___ GIVEN INFORMATION ___

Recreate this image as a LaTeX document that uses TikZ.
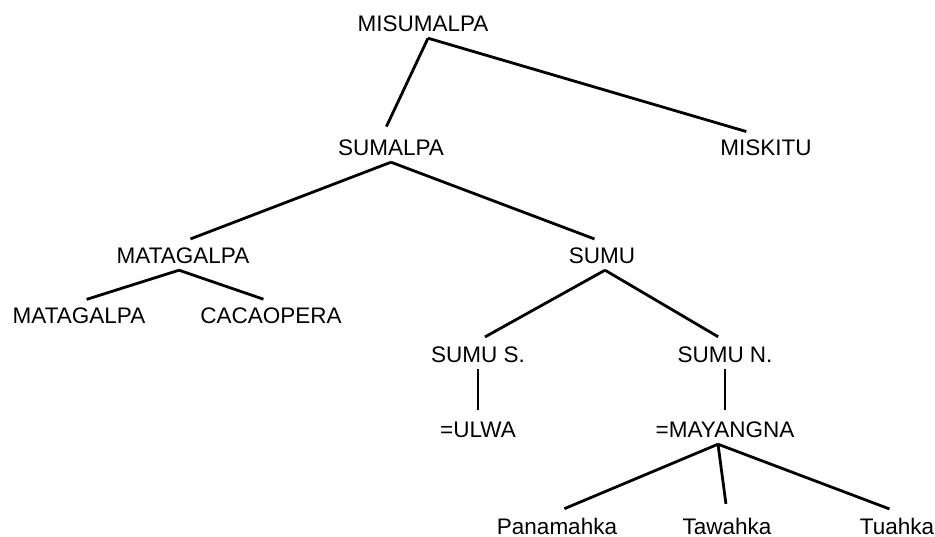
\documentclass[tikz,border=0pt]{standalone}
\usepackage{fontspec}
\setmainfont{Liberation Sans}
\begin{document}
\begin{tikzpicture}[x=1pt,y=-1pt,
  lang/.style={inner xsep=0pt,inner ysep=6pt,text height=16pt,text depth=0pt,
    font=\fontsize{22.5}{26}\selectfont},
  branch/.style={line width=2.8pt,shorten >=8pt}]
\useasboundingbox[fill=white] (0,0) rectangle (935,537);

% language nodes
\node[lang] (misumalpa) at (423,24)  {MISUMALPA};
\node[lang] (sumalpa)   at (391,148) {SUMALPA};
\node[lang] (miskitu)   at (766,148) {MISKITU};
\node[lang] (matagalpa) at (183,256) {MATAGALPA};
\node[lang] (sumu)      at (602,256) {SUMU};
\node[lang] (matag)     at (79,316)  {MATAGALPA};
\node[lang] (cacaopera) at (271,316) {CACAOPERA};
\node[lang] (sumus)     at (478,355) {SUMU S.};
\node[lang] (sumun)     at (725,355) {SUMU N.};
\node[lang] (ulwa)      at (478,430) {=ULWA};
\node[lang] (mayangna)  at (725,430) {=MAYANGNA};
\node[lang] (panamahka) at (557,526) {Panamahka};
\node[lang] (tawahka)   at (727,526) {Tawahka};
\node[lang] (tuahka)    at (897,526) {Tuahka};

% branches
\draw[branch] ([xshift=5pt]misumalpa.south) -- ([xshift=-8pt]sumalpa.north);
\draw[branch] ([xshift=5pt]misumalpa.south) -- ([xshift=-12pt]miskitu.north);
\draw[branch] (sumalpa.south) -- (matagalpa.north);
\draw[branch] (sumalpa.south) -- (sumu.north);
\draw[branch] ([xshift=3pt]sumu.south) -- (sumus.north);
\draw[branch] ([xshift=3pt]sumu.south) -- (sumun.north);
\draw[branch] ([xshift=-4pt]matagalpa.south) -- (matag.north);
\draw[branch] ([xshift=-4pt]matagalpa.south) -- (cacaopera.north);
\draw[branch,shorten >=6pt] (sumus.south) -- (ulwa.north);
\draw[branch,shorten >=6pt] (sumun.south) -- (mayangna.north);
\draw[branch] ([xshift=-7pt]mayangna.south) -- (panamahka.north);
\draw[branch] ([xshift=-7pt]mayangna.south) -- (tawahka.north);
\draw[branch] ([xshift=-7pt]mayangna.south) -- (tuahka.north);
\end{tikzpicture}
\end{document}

___

PROBLEM DETAILS
Every line above should be returned word for word, with the pictures left behind.

OUTPUT FOR THIS TASK
Recreate this image as a LaTeX document that uses TikZ.
\documentclass[tikz,border=0pt]{standalone}
\usepackage{fontspec}
\setmainfont{Liberation Sans}
\begin{document}
\begin{tikzpicture}[x=1pt,y=-1pt,
  lang/.style={inner xsep=0pt,inner ysep=6pt,text height=16pt,text depth=0pt,
    font=\fontsize{22.5}{26}\selectfont},
  branch/.style={line width=2.8pt,shorten >=8pt}]
\useasboundingbox[fill=white] (0,0) rectangle (935,537);

% language nodes
\node[lang] (misumalpa) at (423,24)  {MISUMALPA};
\node[lang] (sumalpa)   at (391,148) {SUMALPA};
\node[lang] (miskitu)   at (766,148) {MISKITU};
\node[lang] (matagalpa) at (183,256) {MATAGALPA};
\node[lang] (sumu)      at (602,256) {SUMU};
\node[lang] (matag)     at (79,316)  {MATAGALPA};
\node[lang] (cacaopera) at (271,316) {CACAOPERA};
\node[lang] (sumus)     at (478,355) {SUMU S.};
\node[lang] (sumun)     at (725,355) {SUMU N.};
\node[lang] (ulwa)      at (478,430) {=ULWA};
\node[lang] (mayangna)  at (725,430) {=MAYANGNA};
\node[lang] (panamahka) at (557,526) {Panamahka};
\node[lang] (tawahka)   at (727,526) {Tawahka};
\node[lang] (tuahka)    at (897,526) {Tuahka};

% branches
\draw[branch] ([xshift=5pt]misumalpa.south) -- ([xshift=-8pt]sumalpa.north);
\draw[branch] ([xshift=5pt]misumalpa.south) -- ([xshift=-12pt]miskitu.north);
\draw[branch] (sumalpa.south) -- (matagalpa.north);
\draw[branch] (sumalpa.south) -- (sumu.north);
\draw[branch] ([xshift=3pt]sumu.south) -- (sumus.north);
\draw[branch] ([xshift=3pt]sumu.south) -- (sumun.north);
\draw[branch] ([xshift=-4pt]matagalpa.south) -- (matag.north);
\draw[branch] ([xshift=-4pt]matagalpa.south) -- (cacaopera.north);
\draw[branch,shorten >=6pt] (sumus.south) -- (ulwa.north);
\draw[branch,shorten >=6pt] (sumun.south) -- (mayangna.north);
\draw[branch] ([xshift=-7pt]mayangna.south) -- (panamahka.north);
\draw[branch] ([xshift=-7pt]mayangna.south) -- (tawahka.north);
\draw[branch] ([xshift=-7pt]mayangna.south) -- (tuahka.north);
\end{tikzpicture}
\end{document}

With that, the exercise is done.